## start

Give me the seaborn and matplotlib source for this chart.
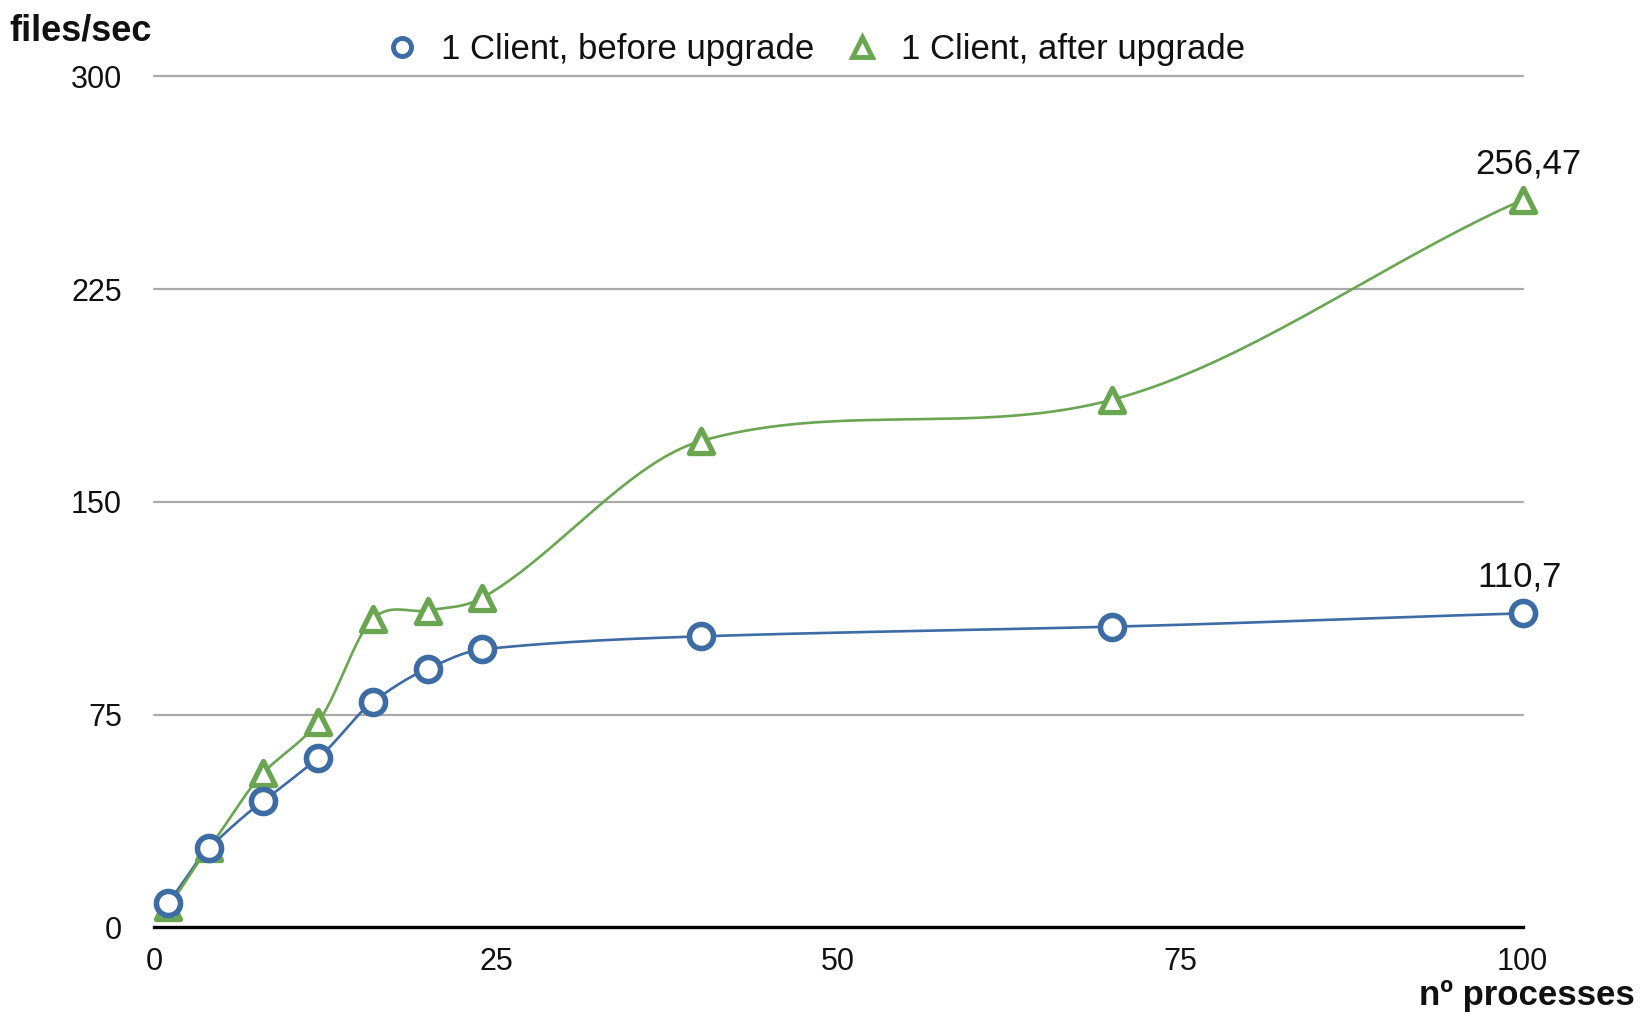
import numpy as np
import pandas as pd
import matplotlib
matplotlib.use("Agg")
import matplotlib.pyplot as plt
from matplotlib.lines import Line2D
import seaborn as sns

# Throughput measured for each number of concurrent processes
processes = [1, 4, 8, 12, 16, 20, 24, 40, 70, 100]
before_upgrade = [8.5, 27.8, 44.6, 59.7, 79.5, 91.2, 98.0, 102.6, 106.0, 110.7]
after_upgrade = [7.0, 28.0, 54.5, 72.5, 108.8, 111.7, 116.2, 171.5, 186.0, 256.47]

series_names = ["1 Client, before upgrade", "1 Client, after upgrade"]
y_ticks = [0, 75, 150, 225, 300]
x_ticks = [0, 25, 50, 75, 100]

BLUE = "#3C6CA3"
GREEN = "#6AA652"


def smooth_curve(x, y, n=40, tension=0.9):
    """Cubic Hermite curve through the points, tangents from neighbouring points."""
    x = np.asarray(x, float)
    y = np.asarray(y, float)
    m = np.empty_like(y)
    m[1:-1] = (y[2:] - y[:-2]) / (x[2:] - x[:-2])
    m[0] = (y[1] - y[0]) / (x[1] - x[0])
    m[-1] = (y[-1] - y[-2]) / (x[-1] - x[-2])
    m *= tension
    xs, ys = [], []
    for i in range(len(x) - 1):
        h = x[i + 1] - x[i]
        t = np.linspace(0, 1, n, endpoint=(i == len(x) - 2))
        h00 = 2 * t**3 - 3 * t**2 + 1
        h10 = t**3 - 2 * t**2 + t
        h01 = -2 * t**3 + 3 * t**2
        h11 = t**3 - t**2
        xs.append(x[i] + t * h)
        ys.append(h00 * y[i] + h10 * h * m[i] + h01 * y[i + 1] + h11 * h * m[i + 1])
    return np.concatenate(xs), np.concatenate(ys)


sns.set_theme(style="white")
plt.rcParams["font.family"] = ["Liberation Sans", "DejaVu Sans"]

fig = plt.figure(figsize=(16.43, 10.17), dpi=100)
ax = fig.add_axes([0.0937, 0.0882, 0.8330, 0.8366])

# Smoothed connecting lines
for ys, color in [(before_upgrade, BLUE), (after_upgrade, GREEN)]:
    cx, cy = smooth_curve(processes, ys)
    curve = pd.DataFrame({"x": cx, "y": cy})
    sns.lineplot(data=curve, x="x", y="y", ax=ax, color=color, linewidth=1.9,
                 sort=False, estimator=None, zorder=3)

# Markers at the measured points
pts = pd.DataFrame({"processes": processes, "before": before_upgrade, "after": after_upgrade})
sns.scatterplot(data=pts, x="processes", y="after", ax=ax, marker="^", s=300,
                facecolor="white", edgecolor=GREEN, linewidth=3.8, zorder=4, clip_on=False)
sns.scatterplot(data=pts, x="processes", y="before", ax=ax, marker="o", s=300,
                facecolor="white", edgecolor=BLUE, linewidth=4.0, zorder=5, clip_on=False)

# Value labels on the last points
ax.annotate(f"{after_upgrade[-1]:g}".replace(".", ","), (processes[-1], after_upgrade[-1]),
            xytext=(4, 26), textcoords="offset points", ha="center", va="center",
            fontsize=25, color="#111111", zorder=6)
ax.annotate(f"{before_upgrade[-1]:g}".replace(".", ","), (processes[-1], before_upgrade[-1]),
            xytext=(-2, 26), textcoords="offset points", ha="center", va="center",
            fontsize=25, color="#111111", zorder=6)

ax.set_xlim(0, 100)
ax.set_ylim(0, 300)
ax.set_xticks(x_ticks)
ax.set_yticks(y_ticks)
ax.set_xticklabels([str(v) for v in x_ticks])
ax.set_yticklabels([str(v) for v in y_ticks])
ax.tick_params(axis="both", length=0, labelsize=22, labelcolor="#111111")
ax.tick_params(axis="y", pad=23)
ax.tick_params(axis="x", pad=14)
ax.set_xlabel("")
ax.set_ylabel("")

# Horizontal grid lines only
ax.grid(False)
for v in y_ticks[1:]:
    ax.axhline(v, color="#A9A9A9", linewidth=1.6, zorder=1, clip_on=False)
for side in ["top", "right", "left"]:
    ax.spines[side].set_visible(False)
ax.spines["bottom"].set_color("black")
ax.spines["bottom"].set_linewidth(2.4)
ax.spines["bottom"].set_zorder(2)

fig.text(0.006, 0.970, "files/sec", fontsize=26, fontweight="bold", ha="left", va="center",
         color="#111111")
fig.text(0.995, 0.021, "nº processes", fontsize=25, fontweight="bold", ha="right", va="center",
         color="#111111")

handles = [
    Line2D([], [], marker="o", linestyle="", markerfacecolor="white", markeredgecolor=BLUE,
           markersize=13, markeredgewidth=3.5),
    Line2D([], [], marker="^", linestyle="", markerfacecolor="white", markeredgecolor=GREEN,
           markersize=14, markeredgewidth=3.5),
]
fig.legend(handles, series_names, loc="center", bbox_to_anchor=(0.496, 0.951), ncol=2,
           frameon=False, fontsize=25, handlelength=1.0, handletextpad=0.6,
           columnspacing=0.9, labelcolor="#111111")

fig.savefig("out.png", dpi=100, facecolor="white")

## end

• **TASK GOAL**
Restate, line by line and word for word, everything from the top of the material through the line that contains "import seaborn as sns". Leave pictures out.

• **WRITTEN RESPONSE**
Give me the seaborn and matplotlib source for this chart.
import numpy as np
import pandas as pd
import matplotlib
matplotlib.use("Agg")
import matplotlib.pyplot as plt
from matplotlib.lines import Line2D
import seaborn as sns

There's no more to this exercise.